Ведь талант и память неразрывны, как неразрывны причина и следствие. Причина — память, следствие — творчество. Память ищет выхода, и возникает желание писать. А критерий творчества — совесть. Не познавший гнева вряд ли со всей силой может выразить его, равно как не познавший вкуса спелого яблока не может с уверенностью сказать, что оно еще зеленое… Наивысшая концентрация эмоциональной памяти и есть талант. Талант — энергия памяти. Истоки ее в детстве, юности, отрочестве. Человек в сорок лет, подходя осенью к воде, может вдруг почувствовать прилив воспоминаний детства и неожиданно проживет эмоционально насыщенное мгновение. И именно это мгновение человек вдруг может вновь вспомнить в семьдесят лет и вновь испытать толчок радости. Все возвращается на круги своя, и это тоже.
Но когда мы говорим, что писатель и память должны жить в добром согласии, то заботимся о нравственной стороне этих отношений. Правильно я вас понял, Арсений Васильевич?
— Именно так…
— А память писателя — супероригинала, кокета, как правило, ведет к утрате нравственного. А когда память утрачивает нравственные начала, то иссякает колодец творчества. На дне его виден песок. Жизнь, лишенная прошлого, — пуста. Она должна томить, угнетать человека — ведь это жизнь без души…
Чувство целого
— Совесть писателя, Юрий Васильевич, вы назвали инструментом совести человечества. Наверное, и память писателя — инструмент памяти человечества. Все-таки в памяти потомков почти все или очень многое о прошедшей жизни закрепляется из книг. Желая это подчеркнуть, Толстой и писал, что «совесть есть память общества, усвояемая отдельными лицами».
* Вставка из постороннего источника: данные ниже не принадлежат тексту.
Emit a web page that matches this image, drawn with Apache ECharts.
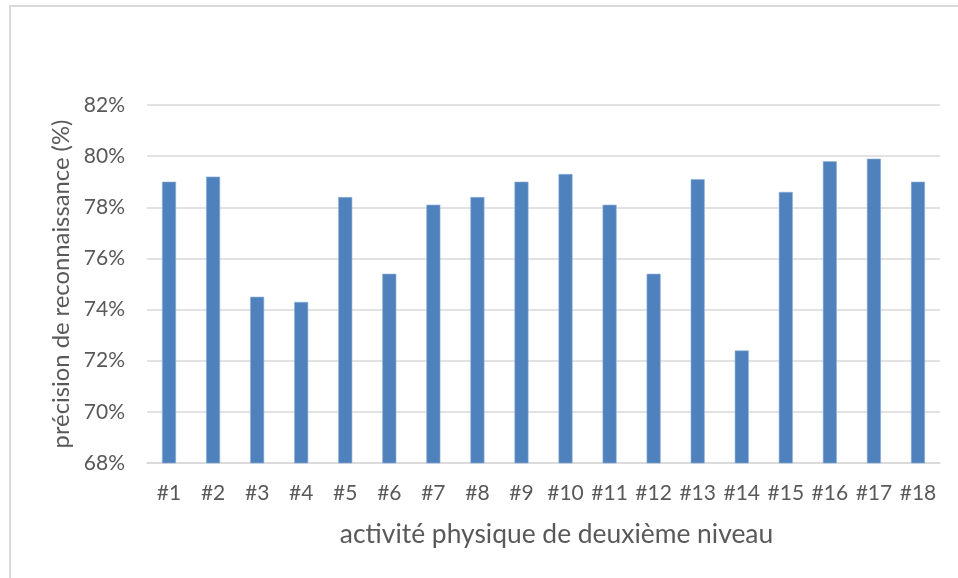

— Да, для Толстого писатель был человеком особого рода. И так оценивал он не только лучших российских писателей, но и зарубежных, кого читал и особо чтил, — Мопассана, Диккенса, Теккерея, Гете, Гюго. Оп искал ответа у мудрецов, живших до него, а также в религиозных, нравственных системах, веками создававшихся могучими умами. Но Толстой желал создать свою систему взглядов на мир, соединив общечеловеческое и национальное.
— Можно сказать, что ему удалось такое соединение. Помните, как Достоевский, в «Дневнике писателя» оценивал только что вышедший и широко тогда обсуждавшийся роман Толстого?
— Речь шла об «Анне Карениной»?
— Да.
— Это очень любопытное замечание Достоевского.
— Вот что он писал:
«Анна Каренина» есть совершенство как художественное произведение, и такое, с которым ничто подобное из европейских литератур в настоящую эпоху не может сравниться, а во-вторых, и по идее своей это уже нечто наше, свое, родное, а именно то самое, что составляет нашу особенность перед европейским миром, что составляет уже наше национальное «новое слово» или, по крайней мере, начало его, — такое слово, которого именно не слыхать в Европе и которое столько необходимо ей, несмотря на всю ее гордость…»
И потом вслед за Достоевским уж не только в России, а и во всем мире стали говорить, что Толстой выразил наш национальный дух. В чем этот дух, с вашей точки зрения, проявился более всего в его произведениях?
— Действительно, вы правы, Арсений Васильевич, Толстого занимали вечные вопросы, решения которых мир искал тысячелетиями. Добро и зло — два полюса отношений, два полюса души самого человека. Никто из людей не минует поля, созданного этими полюсами. Что бы человек ни открывал — пар, электричество, какие бы самые совершенные ни строил машины, как бы он ни благоустраивал свою жизнь, настанет день, когда он окажется один на один со своей душой, один на один перед выбором добра и зла. Цивилизация, по Толстому, — это увеличение добра, активно направленного против зла, это терпеливое улучшение взаимоотношений людей. Дороги назад нет, вернее, путь назад сегодня ведет к катастрофе не только национальной, но и мировой. И в этом смысле уже тогда Толстой понимал, что у человечества есть только одна дорога — увеличение добра. Ради этого люди любили, создавали живописные шедевры, прекрасную музыку, книги… Ради этого жили, наконец!
— Но что же тут национального? Это общечеловеческий идеал, кстати сегодня весьма и весьма жизненный, он присущ буквально всем народам, борющимся за увеличение добра, терпимости и терпеливости в отношениях.
— Согласен, общечеловеческий. Но национальное — это характер человека. Стало быть, оно должно проявиться в постижении этого идеала, то есть в умении находить понимание с учетом традиций, особенностей народов.